Bonanno is set to put her skills to the test in The Great Australian Bake Off, a new incarnation of the originally British show that pits 10 excellent but unprofessional bakers against each other in a series of challenges. While she now lives in Shepparton, Victoria with her husband and kids, she grew up in Albion Park on her parents' farm.
She started dabbling in biscuits and cakes when she was only six years old and began entering local shows soon after, cooking up a slew of treats for shows including Albion Park, Dapto, Kiama, Kangaroo Valley and Moss Vale, and credits her mother with getting her interested in baking.

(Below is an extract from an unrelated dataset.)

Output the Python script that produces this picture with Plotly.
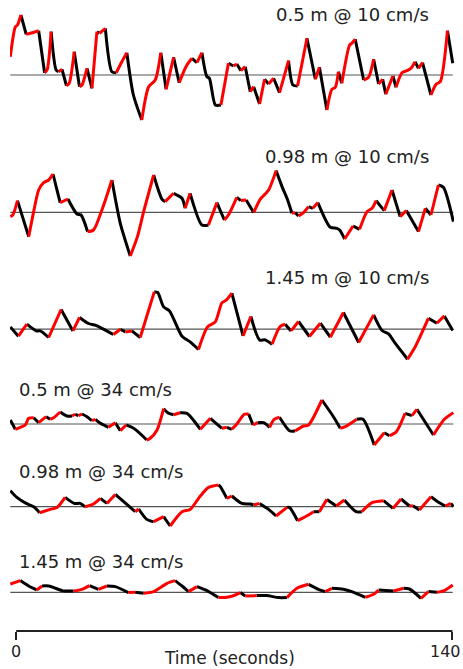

She has won countless sashes and prizes for her efforts in these shows, regularly progressing to the Sydney Easter Show and having some of her recipes featured in show cookbooks.
Bonanno's speciality is intricately decorated cakes - a trait she passed down to her daughter Lucy, who was a contestant in the 2010 series of Junior Masterchef - though she also enjoys making biscuits, sponges and more traditional fare such as bread and rice puddings.
What she whips up in her kitchen is not decided by how the finished product will look or taste, but how challenging the method is.
"Baking for me has never been about slapping it together for an end, it's about doing the best I can and making it as detailed as possible so the people that I'm making it for are really going to appreciate it."
The time limits on some of the challenges in a show can be difficult for her as a perfectionist.
"The pressure for me was the fact that I am a perfectionist when I cook and when I bake and with this show there are time limits, and the time limits make you do things you wouldn't do at home," she says.
"For example, if you baked a pie or cake and knew it had to cool before you took it out of the tin and the time limit was up, you had to get it out and things don't go well."
"I knew going into the show that because I like to do things right, the time limits were always going to be the limit for me."
She thinks her getting-things-done attitude is why she was tagged with the moniker of the "Commando Baker" in the lead-up to the series, even though she says she doesn't consider herself to be bossy.
The Great Australian Bake Off will air later this year on WIN.